The secret is to agree on the Sprint Goal in Sprint Planning, part 1, and only then agree on the most valuable PBIs (in Sprint Planning part 2), Then, devise a plan for how you'll do the work (Sprint Planning, part 3).

  • Many teams only do part 2, so you may need to allow more time for Planning - BUT you should see a better return on your time invested, e.g. better forecasts, smoother delivery, more sprint goals met; happier stakeholders, and happier team

  • Part 3 is where you deal with the complications of dependencies etc. Either your plan accommodates them OR you rework the Sprint Backlog (possibly removing/replacing PBIs)

You only declare the Sprint Backlog when you leave Sprint Planning (after parts 1, 2, 3) - it comprises: the Sprint Goal; the Forecast (PBI 'commitment'), and; the Plan for success)

  • Don't leave the Planning session until you (all) genuinely feel the forecast is realistic - specifically, that: you have high confidence that you can together deliver the Sprint Goal within 2 weeks

  • This needs everyone’s input. Actively seek opinions, ensure everyone has had the opportunity to share their perspectives; welcome questions, and use them to better understand the work, and crucially, be mindful of your role in establishing and maintaining psychological safety for your teammates.

The Timebox

  • If you can regularly and successfully achieve this within the timebox, (such that the Sprint Goal is subsequently met), you are doing well.

  • If you cannot yet plan your Sprint, within the timebox, such that it is delivered successfully most of the time, however... there is enormous opportunity (value) here: focus your Retrospectives on: identifying these opportunities; forming and testing hypotheses to improve the situation.

Proper Preparation

Sprint Planning is effective when you've done the (right) preparation - specifically:

Agree on a clear, larger Product Goal

This allows you to focus your refinement before you even arrive in Planning

You’ve agreed to DEprioritise PBIs unrelated to the Product Goal in refinement

Refine the most likely PBIs (aligned to that Product Goal) shortly before Planning

  • A Definition of Ready (optional) can help with consistency

Things go stale - what was refined 2 months ago may be incorrect now, and will certainly not be fresh in your minds

Refine the work in a way that suits HOW you’ll work it through it

Rather than simply WHAT needs doing. This is another difficult challenge.

  • Story mapping, etc. can be a huge helper here

Break stories down "enough - but not too much"

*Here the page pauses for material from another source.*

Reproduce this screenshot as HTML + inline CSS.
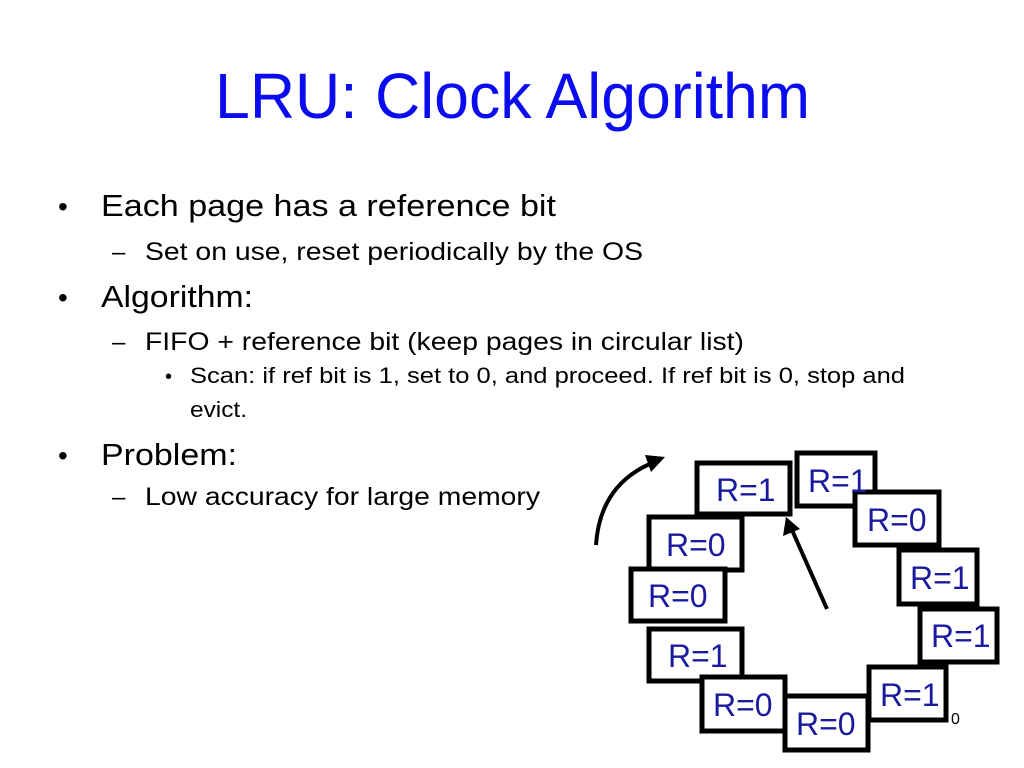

You're looking to achieve high confidence that you can meet your Sprint Goal within the Sprint. This is more likely with:

  • Smaller stories that you can confidently take from "Definition of Ready" to "Definition of Done" inside the Sprint

For a 2-week Sprint, look for stories that take 3-4 days to reach DoD (rather than 8-9 days) so you can confidently confirm progress by the middle of the first week (and spread testing effort more widely)

“Three Amigos”

When you pick up a new story, have a 3-party chat with a Developer, Tester and Product person, to confirm you have a shared understanding, and refine the plan for the story - based on what you know right now - the "latest responsible moment"

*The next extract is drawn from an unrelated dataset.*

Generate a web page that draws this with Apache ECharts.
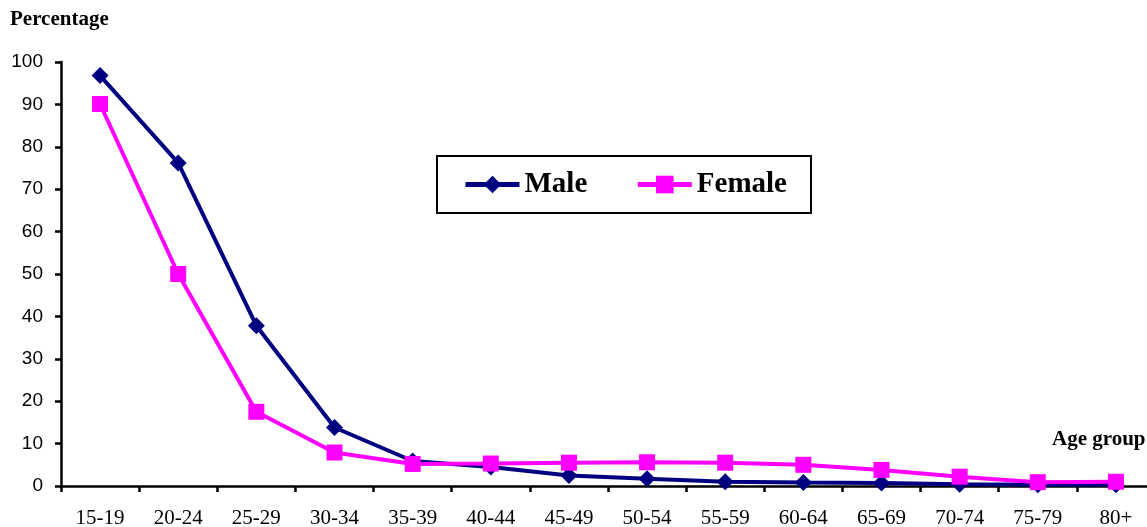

Refer to the Sprint Goal, during the Sprint, to drive decisions:

  • Which item to start next?

  • How do we best deal with this surprise learning?

  • Do we need to drop/swap/add an item to better meet the Sprint Goal?

  • Are we working on the most important work?

  • When should we do this BAU item?

Summary

For me, this captures the power of Sprint Goals for improving your experience of delivering customer value.

As you can see, it DOES mean changing lots of related elements of how you work - again, this itself is the power of using Sprint Goals.

To be explicit: the changes required to make good Sprint Goals achievable IS the benefit of using them

In Closing

The work is difficult - and it doesn’t get easier - simply, with practice and experience, YOU get better at it.